The complaint states that Anna’s Archive informed NVIDIA of the illegal nature of its library. The pirate library then asked NVIDIA executives if internal permission to proceed was granted. Permission was allegedly granted within one week, after which Anna’s Archive provided access to its pirated books. “Within a week of contacting Anna’s Archive, and days after being warned by Anna’s Archive of the illegal nature of their collections, NVIDIA management gave ‘the green light’ to proceed with the piracy. Anna’s Archive offered NVIDIA millions of pirated copyrighted books,” the complaint states.

Anna’s Archive promised NVIDIA access to approximately 500 terabytes of data, containing millions of books typically available through the Internet Archive’s digital lending system, which itself has faced legal scrutiny. The complaint does not specify if NVIDIA paid Anna’s Archive for this access. In addition to the Books3 database, the complaint alleges NVIDIA downloaded books from LibGen, Sci-Hub, and Z-Library.

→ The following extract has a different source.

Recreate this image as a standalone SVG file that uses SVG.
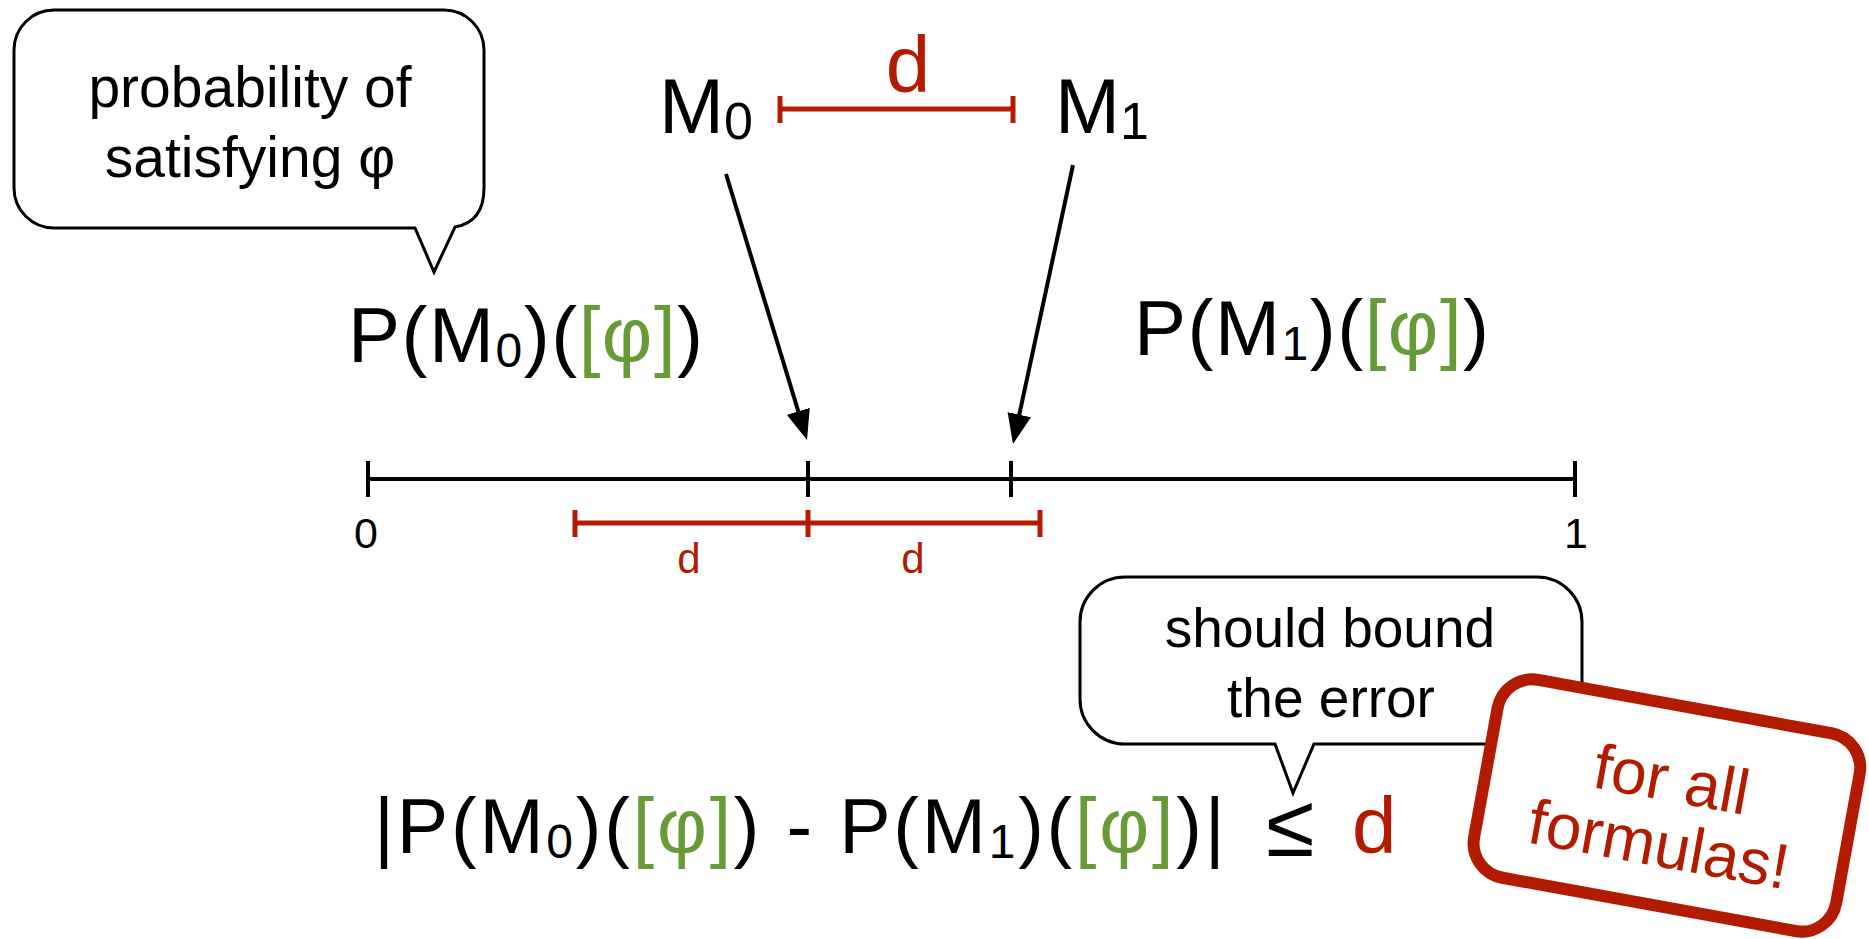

Authors also allege NVIDIA distributed scripts and tools enabling corporate customers to automatically download “The Pile,” which contains the Books3 pirated dataset. These claims introduce charges of vicarious and contributory infringement, alleging NVIDIA generated revenue from customers by facilitating access to these datasets. The authors seek compensation for damages, applying to named authors and potentially hundreds of others in the class action lawsuit. This is the first public disclosure of correspondence between a major U.S. tech company and Anna’s Archive, potentially increasing the pirate library’s visibility following recent domain name losses.

A copy of the first consolidated and amended complaint, filed at the U.S. District Court for the Northern District of California, is available in PDF format. Named authors include Abdi Nazemian, Brian Keene, Stewart O’Nan, Andre Dubus III, and Susan Orlean.